ERIC Number: ED249478
Record Type: RIE
Publication Date: 1984-Nov-17
Reference Count: 0
Pickles Will Kill You: Use Humor to Teach Critical Reading Abilities.
Whitmer, Jean E.
In developing critical reading, humor may contribute to three broad categories of skills: discerning the author's purpose, inferencing, and evaluating content. Passages from children's books such as "Tales of a Fourth Grade Nothing" or "The Great Brain" can help to illustrate the need for teachers and students to thoughtfully infer and evaluate the author's mood and purpose.
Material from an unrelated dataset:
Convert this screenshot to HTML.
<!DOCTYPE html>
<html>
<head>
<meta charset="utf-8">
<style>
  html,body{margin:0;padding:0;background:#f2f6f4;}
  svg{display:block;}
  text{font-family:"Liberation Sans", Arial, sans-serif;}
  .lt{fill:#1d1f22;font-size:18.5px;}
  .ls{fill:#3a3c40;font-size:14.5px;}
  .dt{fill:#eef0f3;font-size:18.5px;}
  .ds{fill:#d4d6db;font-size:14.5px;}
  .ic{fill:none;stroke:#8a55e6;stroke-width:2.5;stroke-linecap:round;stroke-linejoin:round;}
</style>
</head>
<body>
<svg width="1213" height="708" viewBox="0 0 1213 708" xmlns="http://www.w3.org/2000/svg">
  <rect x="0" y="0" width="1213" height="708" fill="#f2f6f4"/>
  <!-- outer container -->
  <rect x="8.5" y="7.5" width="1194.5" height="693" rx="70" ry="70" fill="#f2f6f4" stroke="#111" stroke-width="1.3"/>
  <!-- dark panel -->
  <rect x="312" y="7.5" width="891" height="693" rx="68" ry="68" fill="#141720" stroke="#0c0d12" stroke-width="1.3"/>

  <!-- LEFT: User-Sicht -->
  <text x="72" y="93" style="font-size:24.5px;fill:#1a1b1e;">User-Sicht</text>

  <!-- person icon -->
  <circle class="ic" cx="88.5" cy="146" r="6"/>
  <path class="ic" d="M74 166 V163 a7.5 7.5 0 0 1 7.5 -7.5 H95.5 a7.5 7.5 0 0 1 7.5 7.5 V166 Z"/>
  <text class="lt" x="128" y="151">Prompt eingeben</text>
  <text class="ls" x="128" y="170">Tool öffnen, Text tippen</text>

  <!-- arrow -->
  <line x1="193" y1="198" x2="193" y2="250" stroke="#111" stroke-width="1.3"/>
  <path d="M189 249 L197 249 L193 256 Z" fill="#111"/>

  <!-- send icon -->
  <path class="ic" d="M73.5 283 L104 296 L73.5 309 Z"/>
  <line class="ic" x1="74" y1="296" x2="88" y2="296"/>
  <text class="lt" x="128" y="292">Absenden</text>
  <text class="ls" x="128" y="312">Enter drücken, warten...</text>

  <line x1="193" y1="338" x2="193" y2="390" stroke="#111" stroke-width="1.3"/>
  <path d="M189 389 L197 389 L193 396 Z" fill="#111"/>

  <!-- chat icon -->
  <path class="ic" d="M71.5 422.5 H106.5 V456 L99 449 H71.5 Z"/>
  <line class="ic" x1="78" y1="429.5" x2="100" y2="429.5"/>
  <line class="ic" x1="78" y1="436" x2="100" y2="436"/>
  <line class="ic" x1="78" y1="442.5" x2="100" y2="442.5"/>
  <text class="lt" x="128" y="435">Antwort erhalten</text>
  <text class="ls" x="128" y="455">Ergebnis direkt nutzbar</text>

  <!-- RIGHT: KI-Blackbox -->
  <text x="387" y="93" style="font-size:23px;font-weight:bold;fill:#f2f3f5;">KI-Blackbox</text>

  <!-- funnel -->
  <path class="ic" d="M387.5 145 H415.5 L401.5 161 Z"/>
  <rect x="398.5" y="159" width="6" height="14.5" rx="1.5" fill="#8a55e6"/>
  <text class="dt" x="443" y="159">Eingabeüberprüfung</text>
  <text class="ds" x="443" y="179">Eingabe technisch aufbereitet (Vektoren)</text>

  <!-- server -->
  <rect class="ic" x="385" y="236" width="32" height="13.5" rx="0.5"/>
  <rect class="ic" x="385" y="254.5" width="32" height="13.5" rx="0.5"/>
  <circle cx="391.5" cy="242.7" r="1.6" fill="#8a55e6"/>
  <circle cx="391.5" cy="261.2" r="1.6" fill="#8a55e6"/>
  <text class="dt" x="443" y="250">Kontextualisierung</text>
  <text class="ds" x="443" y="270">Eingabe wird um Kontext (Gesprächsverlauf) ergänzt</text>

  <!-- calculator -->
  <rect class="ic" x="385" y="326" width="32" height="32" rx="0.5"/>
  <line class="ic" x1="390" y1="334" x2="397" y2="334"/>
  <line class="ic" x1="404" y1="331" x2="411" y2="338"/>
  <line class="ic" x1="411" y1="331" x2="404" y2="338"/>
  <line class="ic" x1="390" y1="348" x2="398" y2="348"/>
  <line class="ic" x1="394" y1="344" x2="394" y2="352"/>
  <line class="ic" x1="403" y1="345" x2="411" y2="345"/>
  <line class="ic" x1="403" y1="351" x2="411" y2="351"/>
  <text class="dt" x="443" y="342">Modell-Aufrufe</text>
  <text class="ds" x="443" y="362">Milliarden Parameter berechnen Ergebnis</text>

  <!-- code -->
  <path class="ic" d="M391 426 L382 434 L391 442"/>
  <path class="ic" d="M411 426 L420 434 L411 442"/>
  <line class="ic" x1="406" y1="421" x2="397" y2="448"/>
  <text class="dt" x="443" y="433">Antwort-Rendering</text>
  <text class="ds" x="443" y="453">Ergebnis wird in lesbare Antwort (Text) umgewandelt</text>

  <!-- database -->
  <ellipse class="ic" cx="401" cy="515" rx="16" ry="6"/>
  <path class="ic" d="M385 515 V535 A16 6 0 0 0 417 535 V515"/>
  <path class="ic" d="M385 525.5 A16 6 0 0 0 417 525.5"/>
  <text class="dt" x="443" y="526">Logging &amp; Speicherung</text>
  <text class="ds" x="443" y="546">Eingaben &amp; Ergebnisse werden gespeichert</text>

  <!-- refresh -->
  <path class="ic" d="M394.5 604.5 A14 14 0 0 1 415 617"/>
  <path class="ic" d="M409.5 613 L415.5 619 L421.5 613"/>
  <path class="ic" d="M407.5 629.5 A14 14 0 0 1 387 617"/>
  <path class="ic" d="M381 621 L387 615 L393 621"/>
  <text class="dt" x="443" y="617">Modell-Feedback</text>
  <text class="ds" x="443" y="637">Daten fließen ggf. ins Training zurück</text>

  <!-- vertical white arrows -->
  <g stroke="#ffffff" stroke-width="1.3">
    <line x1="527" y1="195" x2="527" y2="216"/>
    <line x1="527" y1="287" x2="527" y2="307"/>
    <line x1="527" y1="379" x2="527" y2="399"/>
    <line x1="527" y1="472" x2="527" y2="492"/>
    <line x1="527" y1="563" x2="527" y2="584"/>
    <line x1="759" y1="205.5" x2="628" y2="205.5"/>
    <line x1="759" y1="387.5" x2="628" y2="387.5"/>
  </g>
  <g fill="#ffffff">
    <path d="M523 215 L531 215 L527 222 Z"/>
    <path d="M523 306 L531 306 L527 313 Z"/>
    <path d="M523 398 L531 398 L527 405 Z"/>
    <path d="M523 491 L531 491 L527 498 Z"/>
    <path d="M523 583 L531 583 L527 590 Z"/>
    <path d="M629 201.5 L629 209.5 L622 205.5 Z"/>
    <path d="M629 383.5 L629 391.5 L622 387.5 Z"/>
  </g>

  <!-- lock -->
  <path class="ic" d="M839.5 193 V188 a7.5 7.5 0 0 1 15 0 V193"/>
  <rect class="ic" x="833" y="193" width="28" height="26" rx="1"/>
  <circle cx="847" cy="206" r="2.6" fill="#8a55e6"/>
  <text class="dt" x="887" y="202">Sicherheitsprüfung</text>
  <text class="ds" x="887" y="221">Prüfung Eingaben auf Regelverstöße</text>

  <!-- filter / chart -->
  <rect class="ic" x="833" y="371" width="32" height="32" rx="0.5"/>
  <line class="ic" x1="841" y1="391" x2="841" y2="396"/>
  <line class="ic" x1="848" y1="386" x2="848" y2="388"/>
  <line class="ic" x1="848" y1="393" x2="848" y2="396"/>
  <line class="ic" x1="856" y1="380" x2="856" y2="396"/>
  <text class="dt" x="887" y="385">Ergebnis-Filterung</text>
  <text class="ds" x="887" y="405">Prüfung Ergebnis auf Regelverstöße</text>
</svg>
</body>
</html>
Word play and verbal nonsense provide excellent opportunities for teaching inferencing as students interpret or intelligently guess at the author's meaning. Although basal reading workbooks include word study activities, students may better remember and use the vocabulary taught if the teacher asks a riddle during a two-minute lull before recess or lunch. Inferencing skills can be learned as students clarify contextual meanings of ambiguous statements, mispronunciations, and boners that may be found in newspaper headlines, texts, and conversations. Guided word play, requiring inferences as students categorize precise, applicable definitions according to context, is another appropriate introduction to critical reading. Teachers should include the judicial use of humor in the classroom for its potentially positive effects of brightening the environment, motivating students, and developing reactive, thinking readers. (HOD)
Publication Type: Guides - Classroom - Teacher; Speeches/Meeting Papers
Education Level: N/A
Authoring Institution: N/A
Note: Paper presented at the Annual Meeting of the National Council of Teachers of English (74th, Detroit, MI, November 16-21, 1984).